Conversations, Not Evaluations
We need a Performance IMPROVEMENT system, not a performance RATING System. Most traditional systems are designed to look backwards and document and rate PAST performance. Since we cannot change the past, our focus should be on taking actions to optimize current and future performance. In 2006, I authored a book called PERFORMANCE CONVERSATIONS: An Alternative To Appraisals. The idea of this work is that dialogue is the foundation to good performance management through the use of feedback and coaching. The methodology I propose is to schedule periodic feedback sessions where the manager and employee come together like coach and athlete to partner toward great performance. These meetings are non-evaluative. The focus is on addressing three questions: 1) "What is going WELL?," with the goal of REPLICATING good performance; 2) "What is NOT going WELL?," with the goal of adjusting or CORRECTING issues; and 3) What ELSE is going on?," is designed to SHARE information as to uncover trends, patterns, potential issues and opportunities as to LEARN from the status quo and take appropriate actions. The magic of the process comes from the collaboration, communication, and cooperation of two people working toward common objectives by discussing the most important things about work and agreeing upon the actions necessary to reach success. Feedback, not appraisal; conversations, not evaluations is the way to performance improvement.

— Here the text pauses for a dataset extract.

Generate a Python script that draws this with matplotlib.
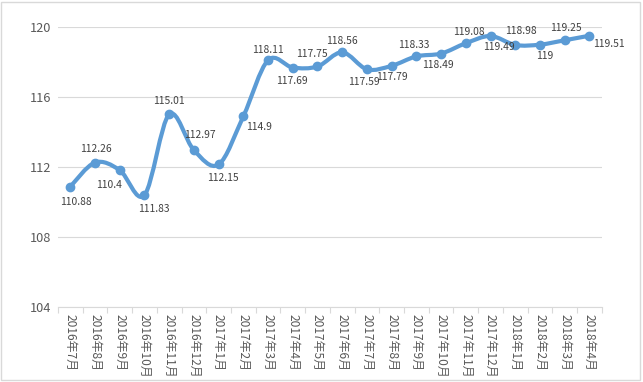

The only things that are necessary to put the methodology into practice is to schedule periodic feedback sessions--every 4-10 weeks--depending upon the level of the employee and the type work being performed, and start engaging in earnest two-way dialogue that focuses on the most important and pressing challenges of work. Then ask one another a series of questions about what are we going to do together to address them. Accountability is built into the system as we both know we will have to disclose our relative successes and failures to one another in a few weeks and then ask for help, or ask what we can do to help the employee to succeed.